Marchinha do Pó Royal, ironia política. Nada bom para Aécio Neves.

“Deixaram o Pó Royal cair no chão/ em pleno baile de carnaval/achei que ia rolar a confusão/mas a turma achou legal./O pó chegou voando no salão/que farra sensacional/deu até notícia na televisão/virou Baile do Pó Royal./O pó rela no pé/O pé rela no pó/O pó rela no pé/O pé rela no pó/Esse pó é de quem tô pensando?/Ah é sim, ah é sim/Você sabe eu também sei/Ah é sim, ah é sim/Não espalha que vai ser melhor”.
Minha filha, Iana Otoni, de tigresa no Baianas Ozadas.

Bia Castro César e Soraya Lacerda no Baianas Ozadas



E foi assim este carnaval muito peculiar que aconteceu. Para grande parte de  nós, que aqui moramos, foi uma surpreendente surpresa. Que bom sair por aí, cruzar com gente fantasiada, ouvir diferentes ritmos. A gente ainda não conhecia os blocos. Fomos atrás sem saber direito. Ficamos conhecendo “As Baianas Ozadas” que cantaram Caymi rua João Pinheiro abaixo até a Praça da Estação. Por ali haviam passado O Samba da Madrugada, Dona Jandira, A Velha Guarda do Samba de Belo Horizonte, culminando com Martinho da Vila. Martinália cantou na Savassi no sábado.
Tambor Mineiro

Lá no Prado, rolou o melhor do batuque com o Mestre Tizumba, hoje ator global, no Tambor Mineiro. No Mercado das Borboletas, rola sempre um som mais contemporâneo, teve lá um funk bom. Teve Soul com o pessoal do Quarteirão do Soul, que é fantástico. Eles se reúnem toda semana perto do Mercado Novo ou na Praça Sete e relembram nas roupas, indumentárias e músicas o som de James Brown. A todo momento eu me lembrava de minha irmã Carla,que ama o rock e que, no Carmo, vive lamentando não ter rock no carnaval. Pois é, teve. Na segunda noite, cansados de tentar ouvir o som no palanque – a acústica não estava boa – dançamos rock no meio do quarteirão. No palco, um grupo especial tocava Beatles e outras músicas em ritmo de samba. Chic demais!

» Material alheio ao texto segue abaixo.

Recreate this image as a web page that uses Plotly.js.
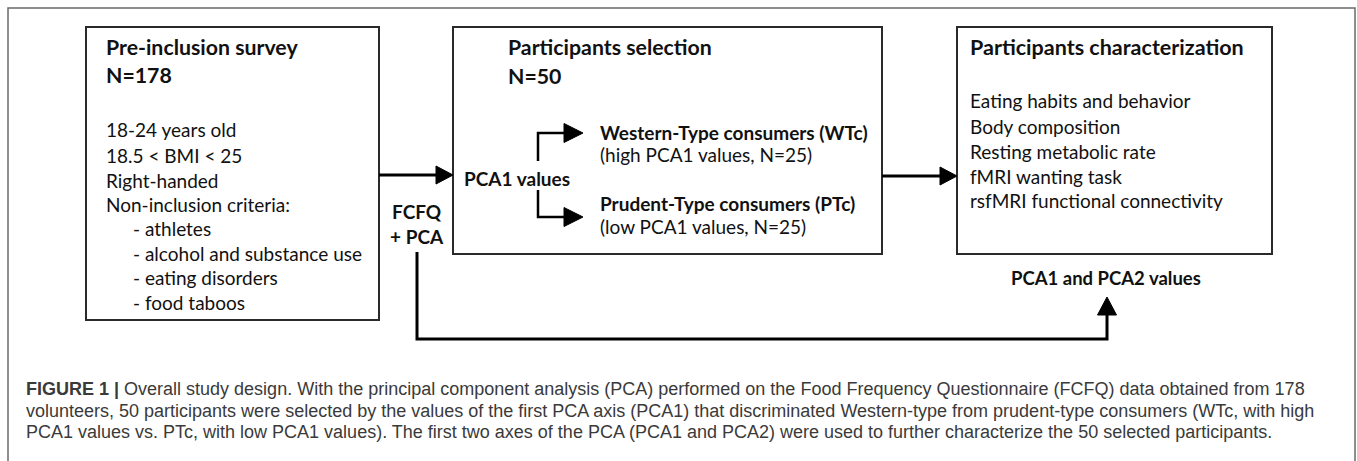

Como uma comportada senhora do Carmo, fiquei ali pela região da Savassi, exatamente no quarteirão fechado da Status, livraria tradicional que acabou trazendo restaurantes para o entorno, transformando o quarteirão em espaço agradável, extremamente prazeroso. Ali, ficavam as famílias, as crianças e nós, da “terceira” ou “segunda” idade curtindo as marchinhas tradicionais, que muito me emocionam. Também os sambas de raiz.
Quarteirão da Livraria Status, na Savassi, um ponto de encontro para happy hours.


Saudade de sair pelas ruas e descobrir um Belo Horizonte novo, pleno de criatividade. Detalhe: não houve maiores ocorrências, tudo rolou em paz, com bloquinhos em todos os bairros. Na terça, teve o Bloco da Esquina, homenageava o Clube da Esquina. Enfim, Belo Horizonte é multi, é um caldeirão de arte em plena fervura.

Vamos continuar ocupando as ruas com shows, performances, movimentos. Uma outra coisa legal que aconteceu recentemente foi o “Dia Grátis da Gratidão”. Nesta versão, foi na Praça da Liberdade. Você levava o que queria doar, se desfazer, sempre em boas condições – livros, roupas, objetos, vasos de flores etc – e levava o que queria gratuitamente. Também se dava abraços, aulas de dança, apresentação de marionetes.... Achei chic demais! Em um tempo tão consumista, um gesto assim tão lindo! Vamos fazer outros por aí?